The follow-up season has all the ingredients of the first, the good and the bad. The performances of all the cast members are top-notch. Sathe once again succeeds in showing the moral dilemma of her character as she goes further down the path of crime and risks losing her humanity. As a protagonist, Ashraf possessed a moral compass. Although she killed a few criminals, she never engaged in outright evil. But in this season, she not only crosses the line that even her husband was not ready to cross but also seems to enjoy the power that comes with it. Which makes it really hard for us to root for her anymore. She ultimately becomes that what she had set out to destroy: an immoral drug peddler.

Bhojraj delivers a terrific performance as a hotheaded mobster whose insatiable hunger for power knows no bounds. Mandlekar once again shines in the role of a police officer who is caught between his feelings and his duty. 

The first season had some interesting character arcs but this one's graphs are a little flatter or simply non-existent. Some characters just appear to move the story forward and simply disappear. One such character is Lokesh Gupte's ACP Qureshi. His character had so much potential to turn into something interesting but he comes across as a mere idea rather than the actual person. But Gupte elevates this one-dimensional character with his dedicated performance. Sauraseni Maitra, who plays Ashwin Surve's wife, is a surprise package here. The actress beautifully shows the gradual progression of her character from an obedient housewife to a cunning and clever gang leader.

Darekar, who has created and written the series, has paid little attention to the setting and logic, which sometimes makes you question whether the show is actually based on a real story after all. Things happen without any repercussions. In one scene, Leela goes to Himachal Pradesh alone to meet the supplier of the drug. He has a monopoly over his narcotic because apparently, he is the only supplier in India and provides drugs to all gangs. Ashraf kills him in front of his men takes over his business without any effort. Furthermore, the show also never cares to explain how she manages to maintain her control over the gang in Himachal Pradesh from Mumbai and why other gangs just don't use their muscle power to take over the village. And how does Maqsood, who is the most feared gangster in Asia and has control over all the politicians, not even possess even a photo of a woman whom he especially sent men to kill?
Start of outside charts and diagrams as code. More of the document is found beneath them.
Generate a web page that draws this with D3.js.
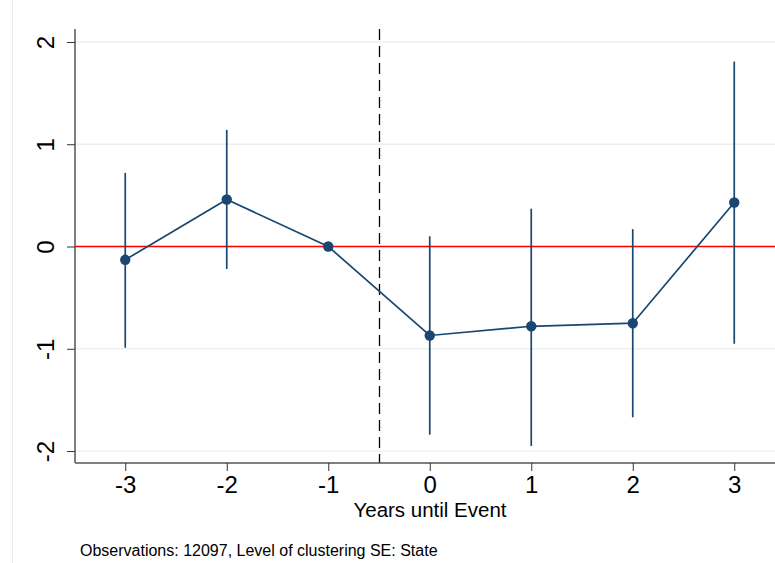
<!DOCTYPE html>
<html>
<head>
<meta charset="utf-8">
<script src="https://cdn.jsdelivr.net/npm/d3@7"></script>
<style>
  html, body { margin: 0; padding: 0; background: #fff; }
  svg { display: block; font-family: "Liberation Sans", Arial, sans-serif; }
</style>
</head>
<body>
<svg id="chart" width="775" height="563"></svg>
<script>
// Event-study estimates with 95% confidence intervals
const years = [-3, -2, -1, 0, 1, 2, 3];
const estimates = [-0.13, 0.46, 0.0, -0.87, -0.78, -0.75, 0.43];
const ciLower = [-0.99, -0.22, null, -1.84, -1.95, -1.67, -0.95];
const ciUpper = [0.72, 1.14, null, 0.10, 0.37, 0.17, 1.81];
const xTicks = [-3, -2, -1, 0, 1, 2, 3];
const yTicks = [-2, -1, 0, 1, 2];
const eventLine = -0.5;
const xTitle = "Years until Event";
const note = "Observations: 12097, Level of clustering SE: State";

const svg = d3.select("#chart");
const W = 775, H = 563;
const plotL = 75, plotR = 775, plotT = 29, plotB = 463;

const navy = "#1a476f";
const fmt = d => String(d);

const x = d3.scaleLinear().domain([-3.5, 3.4]).range([74.5, 74.5 + 101.5 * 6.9]);
const y = d3.scaleLinear().domain([-2.117, 2.127]).range([plotB, plotT]);

// outer graph-region edge
svg.append("line")
  .attr("x1", 12.5).attr("x2", 12.5).attr("y1", 0).attr("y2", H)
  .attr("stroke", "#e4ecee").attr("stroke-width", 1);

// horizontal gridlines
svg.append("g").selectAll("line").data(yTicks).join("line")
  .attr("x1", plotL).attr("x2", plotR)
  .attr("y1", d => y(d)).attr("y2", d => y(d))
  .attr("stroke", "#eaf0f2").attr("stroke-width", 1.5);

// reference line at zero
svg.append("line")
  .attr("x1", plotL).attr("x2", plotR)
  .attr("y1", y(0)).attr("y2", y(0))
  .attr("stroke", "#ff0000").attr("stroke-width", 1.4);

// event marker
const ex = Math.round(x(eventLine)) + 0.5;
svg.append("line")
  .attr("x1", ex).attr("x2", ex)
  .attr("y1", plotT).attr("y2", plotB)
  .attr("stroke", "#000").attr("stroke-width", 1.3)
  .attr("stroke-dasharray", "11,6");

// y axis
const yAxis = d3.axisLeft(y).tickValues(yTicks).tickSize(8).tickPadding(8)
  .tickFormat(fmt);
const gy = svg.append("g").attr("transform", `translate(${plotL},0)`).call(yAxis);
gy.select(".domain").attr("stroke", "#555").attr("stroke-width", 1.5)
  .attr("d", `M0,${plotT}V${plotB}`);
gy.selectAll(".tick line").attr("stroke", "#333");
gy.selectAll(".tick text")
  .attr("font-size", 24).attr("fill", "#000")
  .attr("text-anchor", "middle")
  .attr("x", 0).attr("dy", 0)
  .attr("transform", "translate(-30,0) rotate(-90)")
  .attr("dominant-baseline", "central");

// x axis
const xAxis = d3.axisBottom(x).tickValues(xTicks).tickSize(8).tickPadding(5)
  .tickFormat(fmt);
const gx = svg.append("g").attr("transform", `translate(0,${plotB})`).call(xAxis);
gx.select(".domain").attr("stroke", "#555").attr("stroke-width", 1.5)
  .attr("d", `M${plotL},0H${plotR}`);
gx.selectAll(".tick line").attr("stroke", "#333");
gx.selectAll(".tick text").attr("font-size", 24).attr("fill", "#000");

// confidence intervals
const ciData = years.map((yr, i) => ({ yr, lo: ciLower[i], hi: ciUpper[i] }))
  .filter(d => d.lo !== null);
svg.append("g").selectAll("line").data(ciData).join("line")
  .attr("x1", d => x(d.yr)).attr("x2", d => x(d.yr))
  .attr("y1", d => y(d.lo)).attr("y2", d => y(d.hi))
  .attr("stroke", navy).attr("stroke-width", 1.7);

// connecting line
const pts = years.map((yr, i) => ({ yr, v: estimates[i] }));
svg.append("path").datum(pts)
  .attr("d", d3.line().x(d => x(d.yr)).y(d => y(d.v)))
  .attr("fill", "none").attr("stroke", navy).attr("stroke-width", 1.7);

// point estimates
svg.append("g").selectAll("circle").data(pts).join("circle")
  .attr("cx", d => x(d.yr)).attr("cy", d => y(d.v)).attr("r", 5.2)
  .attr("fill", navy);

// axis title
svg.append("text")
  .attr("x", 430).attr("y", 517)
  .attr("text-anchor", "middle").attr("font-size", 20.5).attr("fill", "#000")
  .text(xTitle);

// note
svg.append("text")
  .attr("x", 80).attr("y", 556)
  .attr("font-size", 16).attr("fill", "#000")
  .text(note);
</script>
</body>
</html>
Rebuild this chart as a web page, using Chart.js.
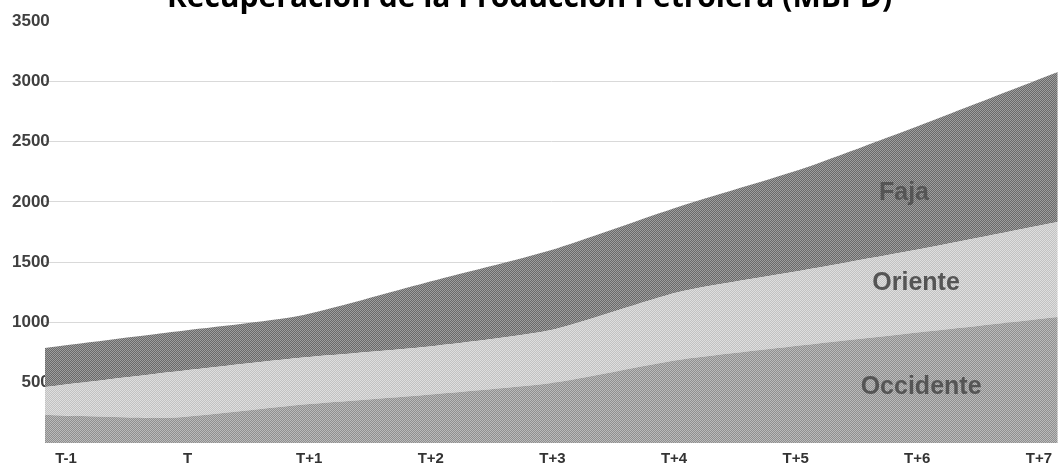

This season contains many crime drama elements such as the clash of egos, backstabbing, double-crossing, political meddling in police affairs and the nexus between the underworld and politics, But somehow it all feels too orchestrated, like a well-thought-out and calibrated formula. Unlike the first season, the show never makes you feel like you are actually in the Bombay of the 1990s. The setting feels too synthetic and the director has also dialled down some of his signature long takes. Also, the director has added more commercial ingredients to make the show more appealing to common audiences, probably because of the popularity of the first season.

Though this season was shot in Hindi, this reviewer preferred to watch the Marathi version because it seemed more authentic and captured the characters' emotions accurately. It would have looked quite odd to see a character who is usually seen blowing of steam in the Agri dialect suddenly speak chaste Hindi.

Despite all its issues, the show manages to keep you hooked because of the terrific performances and some purely entertaining, commercial elements that cloak obvious plotholes. You might enjoy it if you liked the first season, but it helps to keep your expectations in check. 

Ek Thi Begum 2 is being streamed on MX Player.